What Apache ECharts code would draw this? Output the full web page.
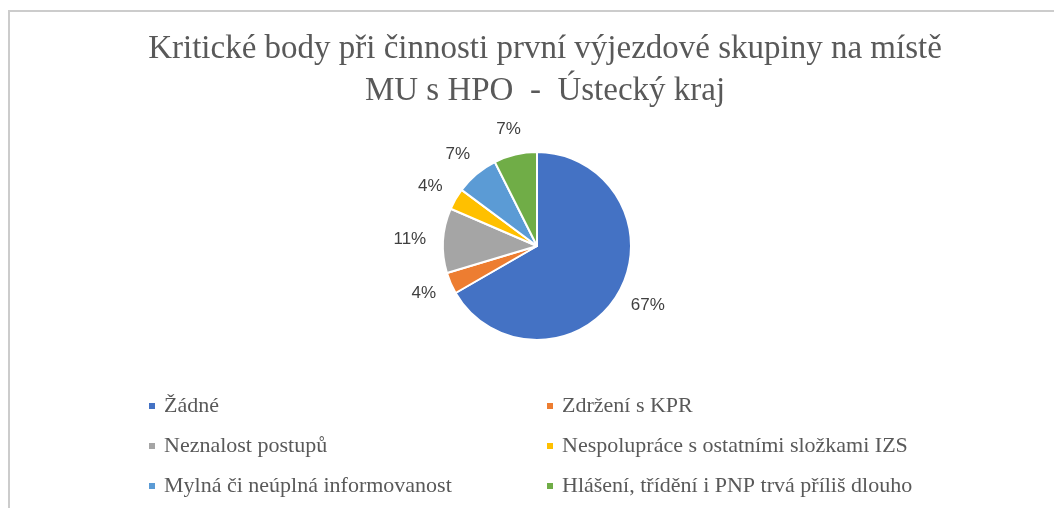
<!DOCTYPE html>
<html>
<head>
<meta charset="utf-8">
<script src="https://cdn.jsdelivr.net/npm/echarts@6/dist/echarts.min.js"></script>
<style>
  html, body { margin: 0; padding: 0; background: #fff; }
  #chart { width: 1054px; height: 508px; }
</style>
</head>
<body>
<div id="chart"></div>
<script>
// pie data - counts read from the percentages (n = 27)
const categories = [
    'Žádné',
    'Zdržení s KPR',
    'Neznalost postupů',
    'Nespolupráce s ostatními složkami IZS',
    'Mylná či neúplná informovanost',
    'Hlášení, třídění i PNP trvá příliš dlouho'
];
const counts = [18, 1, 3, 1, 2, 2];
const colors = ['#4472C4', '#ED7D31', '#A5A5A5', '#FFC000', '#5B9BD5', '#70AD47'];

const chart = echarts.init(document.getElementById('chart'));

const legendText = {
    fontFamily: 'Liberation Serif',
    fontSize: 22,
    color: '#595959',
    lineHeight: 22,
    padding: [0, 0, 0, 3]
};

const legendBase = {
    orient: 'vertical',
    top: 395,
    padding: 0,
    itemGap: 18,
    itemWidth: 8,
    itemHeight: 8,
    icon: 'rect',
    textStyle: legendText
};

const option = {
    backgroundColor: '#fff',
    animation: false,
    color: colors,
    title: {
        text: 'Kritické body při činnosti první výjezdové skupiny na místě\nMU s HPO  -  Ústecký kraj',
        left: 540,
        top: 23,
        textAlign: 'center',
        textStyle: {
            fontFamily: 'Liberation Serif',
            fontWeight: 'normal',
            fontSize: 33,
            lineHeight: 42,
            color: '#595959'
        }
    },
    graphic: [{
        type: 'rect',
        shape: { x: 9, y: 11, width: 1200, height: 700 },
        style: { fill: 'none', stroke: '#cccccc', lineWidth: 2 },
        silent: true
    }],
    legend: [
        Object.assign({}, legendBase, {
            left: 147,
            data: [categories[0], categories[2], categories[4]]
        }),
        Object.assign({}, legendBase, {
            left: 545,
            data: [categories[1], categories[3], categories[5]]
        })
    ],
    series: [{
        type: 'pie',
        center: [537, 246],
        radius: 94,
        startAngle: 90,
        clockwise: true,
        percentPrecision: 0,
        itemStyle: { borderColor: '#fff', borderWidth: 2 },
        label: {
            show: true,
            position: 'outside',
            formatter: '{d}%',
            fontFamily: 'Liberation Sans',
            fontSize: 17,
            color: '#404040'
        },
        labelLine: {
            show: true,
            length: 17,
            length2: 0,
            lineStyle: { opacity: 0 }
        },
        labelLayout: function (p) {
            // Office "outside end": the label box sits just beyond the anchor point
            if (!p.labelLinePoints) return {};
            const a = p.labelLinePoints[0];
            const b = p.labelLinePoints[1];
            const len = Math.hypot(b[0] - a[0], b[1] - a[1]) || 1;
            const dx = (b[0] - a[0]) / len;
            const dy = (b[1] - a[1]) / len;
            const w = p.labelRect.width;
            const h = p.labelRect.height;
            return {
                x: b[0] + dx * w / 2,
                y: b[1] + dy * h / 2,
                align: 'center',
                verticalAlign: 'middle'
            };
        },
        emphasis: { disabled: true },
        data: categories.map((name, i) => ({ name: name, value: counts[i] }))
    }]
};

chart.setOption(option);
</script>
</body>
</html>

++++++

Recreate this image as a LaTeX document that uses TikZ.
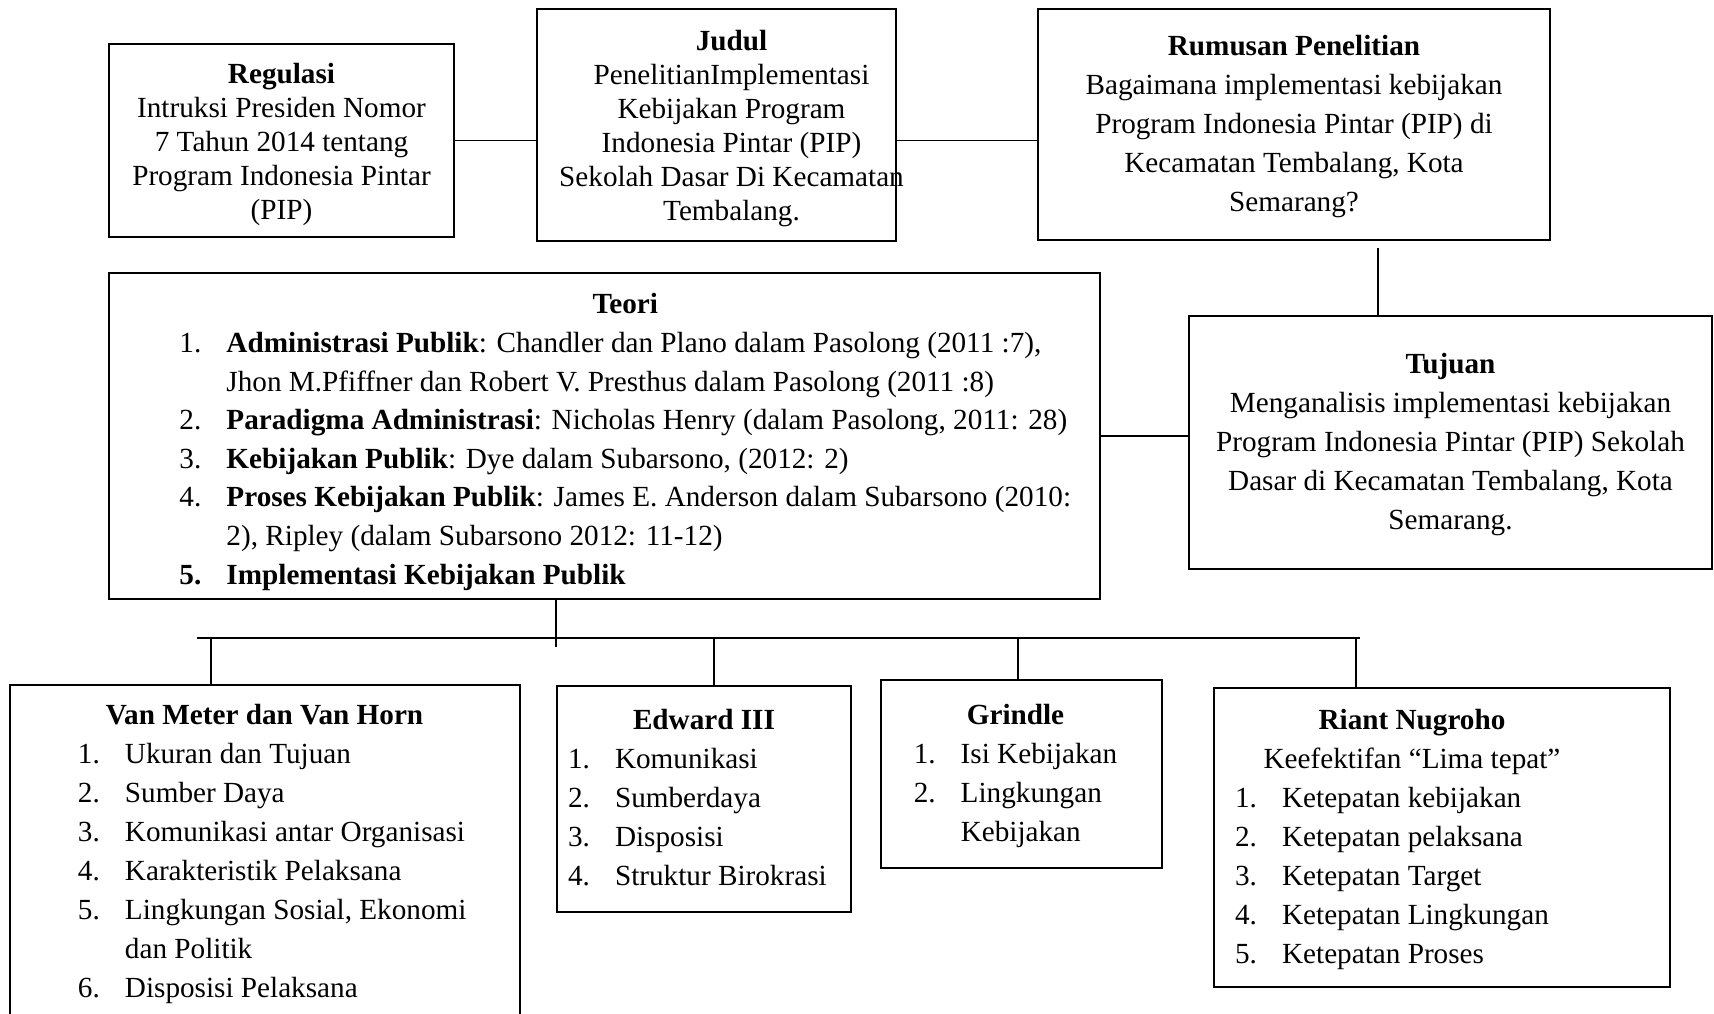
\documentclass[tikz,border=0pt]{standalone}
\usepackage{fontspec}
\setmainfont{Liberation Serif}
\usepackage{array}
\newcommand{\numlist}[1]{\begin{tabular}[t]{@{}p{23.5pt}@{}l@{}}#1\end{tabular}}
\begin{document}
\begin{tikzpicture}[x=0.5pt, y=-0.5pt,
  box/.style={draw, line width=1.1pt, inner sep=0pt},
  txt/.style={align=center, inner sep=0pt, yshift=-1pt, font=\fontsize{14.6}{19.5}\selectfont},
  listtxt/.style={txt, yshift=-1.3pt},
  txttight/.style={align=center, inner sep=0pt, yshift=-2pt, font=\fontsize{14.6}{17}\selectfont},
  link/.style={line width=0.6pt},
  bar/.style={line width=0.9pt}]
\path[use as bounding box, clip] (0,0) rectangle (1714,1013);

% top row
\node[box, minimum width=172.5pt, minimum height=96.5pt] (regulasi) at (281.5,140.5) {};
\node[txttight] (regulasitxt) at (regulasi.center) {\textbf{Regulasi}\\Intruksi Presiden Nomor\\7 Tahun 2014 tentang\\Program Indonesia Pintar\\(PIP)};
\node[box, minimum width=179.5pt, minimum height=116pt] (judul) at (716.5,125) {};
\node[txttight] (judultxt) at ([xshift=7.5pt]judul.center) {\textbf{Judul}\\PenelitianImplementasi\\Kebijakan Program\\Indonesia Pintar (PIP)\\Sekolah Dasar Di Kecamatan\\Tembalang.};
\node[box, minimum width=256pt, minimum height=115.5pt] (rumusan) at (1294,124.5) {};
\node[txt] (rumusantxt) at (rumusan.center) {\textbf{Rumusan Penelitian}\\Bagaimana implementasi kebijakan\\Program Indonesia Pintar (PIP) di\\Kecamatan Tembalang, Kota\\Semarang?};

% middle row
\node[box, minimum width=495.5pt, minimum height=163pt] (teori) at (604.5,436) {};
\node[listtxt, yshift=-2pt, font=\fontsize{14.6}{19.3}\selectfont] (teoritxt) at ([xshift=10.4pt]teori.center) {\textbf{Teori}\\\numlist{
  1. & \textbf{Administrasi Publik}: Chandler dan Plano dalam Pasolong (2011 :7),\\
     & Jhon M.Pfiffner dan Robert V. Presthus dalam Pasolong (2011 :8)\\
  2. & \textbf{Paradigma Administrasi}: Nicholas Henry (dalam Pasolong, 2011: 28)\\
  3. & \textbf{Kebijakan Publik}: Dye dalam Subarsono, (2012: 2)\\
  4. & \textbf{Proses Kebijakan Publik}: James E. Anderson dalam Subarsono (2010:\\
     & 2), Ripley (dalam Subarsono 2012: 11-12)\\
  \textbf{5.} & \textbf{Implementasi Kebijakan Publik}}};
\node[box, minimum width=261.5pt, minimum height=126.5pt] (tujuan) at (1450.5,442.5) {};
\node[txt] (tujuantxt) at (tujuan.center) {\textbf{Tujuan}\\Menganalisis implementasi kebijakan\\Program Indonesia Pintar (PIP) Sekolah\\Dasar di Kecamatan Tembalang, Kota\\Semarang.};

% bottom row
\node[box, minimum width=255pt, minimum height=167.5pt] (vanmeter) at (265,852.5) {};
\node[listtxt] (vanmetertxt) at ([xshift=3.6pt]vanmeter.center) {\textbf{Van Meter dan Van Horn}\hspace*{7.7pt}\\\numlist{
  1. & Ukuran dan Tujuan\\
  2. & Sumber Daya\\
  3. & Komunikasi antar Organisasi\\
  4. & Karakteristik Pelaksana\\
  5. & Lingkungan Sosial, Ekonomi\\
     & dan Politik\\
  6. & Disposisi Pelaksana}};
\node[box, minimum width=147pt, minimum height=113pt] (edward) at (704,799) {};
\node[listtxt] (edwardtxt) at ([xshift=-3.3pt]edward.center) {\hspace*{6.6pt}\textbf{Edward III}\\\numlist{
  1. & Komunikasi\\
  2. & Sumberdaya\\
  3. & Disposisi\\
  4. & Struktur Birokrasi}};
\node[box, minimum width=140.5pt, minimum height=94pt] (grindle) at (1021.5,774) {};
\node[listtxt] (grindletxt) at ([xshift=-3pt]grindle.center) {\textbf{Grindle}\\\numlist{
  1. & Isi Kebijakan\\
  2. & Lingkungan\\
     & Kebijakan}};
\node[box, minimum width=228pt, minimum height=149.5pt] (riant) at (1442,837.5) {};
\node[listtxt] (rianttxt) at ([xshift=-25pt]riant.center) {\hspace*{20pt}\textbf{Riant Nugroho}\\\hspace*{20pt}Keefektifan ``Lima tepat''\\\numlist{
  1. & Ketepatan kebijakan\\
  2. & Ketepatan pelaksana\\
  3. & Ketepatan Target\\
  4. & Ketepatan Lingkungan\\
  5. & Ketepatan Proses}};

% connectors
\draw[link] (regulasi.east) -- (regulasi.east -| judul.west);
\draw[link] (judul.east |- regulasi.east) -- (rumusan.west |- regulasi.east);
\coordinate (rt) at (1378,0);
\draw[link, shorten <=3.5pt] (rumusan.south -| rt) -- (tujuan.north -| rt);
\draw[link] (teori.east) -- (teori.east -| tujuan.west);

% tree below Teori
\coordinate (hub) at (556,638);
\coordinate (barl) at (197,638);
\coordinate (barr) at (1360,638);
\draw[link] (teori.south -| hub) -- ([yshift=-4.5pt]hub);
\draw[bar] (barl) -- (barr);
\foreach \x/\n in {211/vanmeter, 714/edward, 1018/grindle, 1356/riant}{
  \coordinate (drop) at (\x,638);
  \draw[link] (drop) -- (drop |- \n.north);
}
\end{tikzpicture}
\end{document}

++++++

STATED GOAL
Tally the lines of the records holding the word "draw", then state only the tally.

RESULT FOR THIS EXERCISE
9